Но стоит мне отвлечься на яркий клип или обложку журнала, как мне снова сорок лет, у меня ничего нет и на воле мне придется пахать, вцепившись в оглобли рутинной жизни.

Я совершил ошибку уже в том, что придал своему возрасту излишнюю значимость. Но как я мог избежать этого, если все зеки вокруг постоянно напоминают мне о юбилее, напрашиваясь за будущий стол с угощениями? Называют в шутку «стариком» и зовут меня не иначе, как по имени-отчеству.

С этим, кстати, беда. По имени-отчеству меня зовут даже некоторые сотрудники. Недавно курирующий меня оперативник устроил мне разнос, дескать я принуждаю зеков звать меня не просто по имени. Я заметил, что может это вежливость и банальное воспитание, что здесь плохого? Опер рассердился: «У спецконтингента есть только фамилия и имя, а по имени-отчеству здесь зовут только представителей администрации». В этот момент в кабинет зашёл заместитель начальника колонии по кадрам и воспитательной работе, майор между прочим, и, увидев меня, воскликнул: «Антон Юрьевич, ко мне потом зайдите...»
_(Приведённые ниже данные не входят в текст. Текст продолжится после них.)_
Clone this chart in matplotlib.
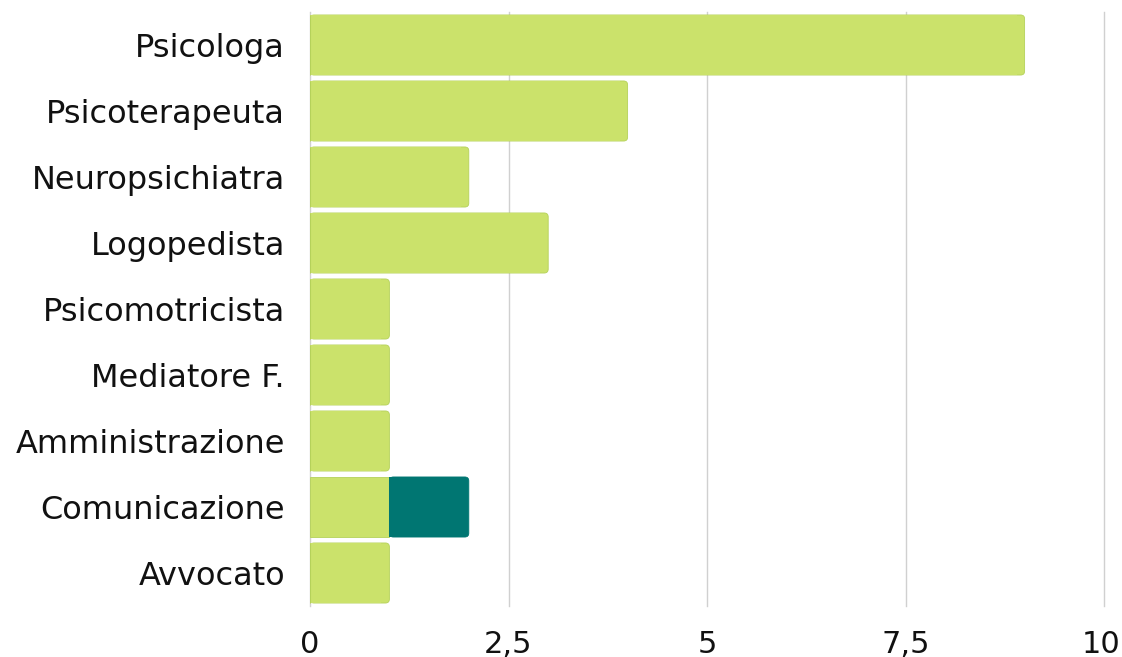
import matplotlib
matplotlib.use("Agg")
import matplotlib.pyplot as plt
import matplotlib.transforms as mtransforms
from matplotlib.patches import FancyBboxPatch

categories = ["Psicologa", "Psicoterapeuta", "Neuropsichiatra", "Logopedista",
              "Psicomotricista", "Mediatore F.", "Amministrazione", "Comunicazione", "Avvocato"]
series1 = [9, 4, 2, 3, 1, 1, 1, 1, 1]
series2 = [0, 0, 0, 0, 0, 0, 0, 1, 0]
xticks = [0, 2.5, 5, 7.5, 10]
xticklabels = ["0", "2,5", "5", "7,5", "10"]

c1 = "#cbe26b"
c2 = "#007672"
e1 = "#b5d15a"

plt.rcParams['font.family'] = ['DejaVu Sans']
fig = plt.figure(figsize=(11.22, 6.57), dpi=100)
ax = fig.add_axes([310/1122, 51/657, 794/1122, 594/657])

n = len(categories)
ys = list(range(n))
h = 0.91
rx = 0.05   # rounding in x data units
ry = 0.06   # rounding in y data units

def seg(y, left, width, color, edge, last):
    if width <= 0:
        return
    if not last:
        ax.barh(y, width, left=left, height=h, color=color, edgecolor=edge, linewidth=0.6, zorder=3)
    else:
        p = FancyBboxPatch((left, y - h/2), width, h,
                           boxstyle=f"round,pad=0,rounding_size={rx}",
                           mutation_aspect=ry/rx, facecolor=color, edgecolor=edge,
                           linewidth=0.6, zorder=3)
        ax.add_patch(p)
        ax.barh(y, width - 2*rx, left=left, height=h - 0.012, color=color,
                edgecolor="none", linewidth=0, zorder=3.2)
        if left == 0:
            ax.plot([0, 0], [y - h/2, y + h/2], color=edge, linewidth=0.8, zorder=3.3,
                    solid_capstyle='butt')

for i, y in enumerate(ys):
    s1, s2 = series1[i], series2[i]
    seg(y, 0, s1, c1, e1, s2 == 0)
    seg(y, s1, s2, c2, c2, True)

ax.set_xlim(0, 10)
ax.set_ylim(n - 0.5, -0.5)
ax.set_yticks(ys)
ax.set_yticklabels(categories)
ax.set_xticks(xticks)
ax.set_xticklabels(xticklabels)
ax.tick_params(axis='y', length=0, labelsize=23, colors="#111111", pad=18)
ax.tick_params(axis='x', length=0, labelsize=22, colors="#111111", pad=17)
for s in ax.spines.values():
    s.set_visible(False)
ax.grid(axis='x', color="#d0d0d0", linewidth=1, zorder=0)
for gl in ax.get_xgridlines():
    gl.set_clip_on(False)
ax.set_axisbelow(True)

last = ax.get_xticklabels()[-1]
last.set_transform(last.get_transform() + mtransforms.ScaledTranslation(-3/100, 0, fig.dpi_scale_trans))

fig.savefig("out.png", dpi=100)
Оперативник был в шоке, я лишь пожал плечами и улыбнулся. Не иначе, я всё же старик.

3 - Сибирские зимы

27.12.2016

В Сибирь этап привёз меня зимой. Первая память — два десятка ледяных наручников на длинном шнуре, «гусеница» из  мужчин и женщин вперемежку, онемевшие руки и долгий конвой из «столыпина» в автозак. Мимо проплыл привокзальный киоск, и вид горячих чебуреков за стеклом немного меня согрел.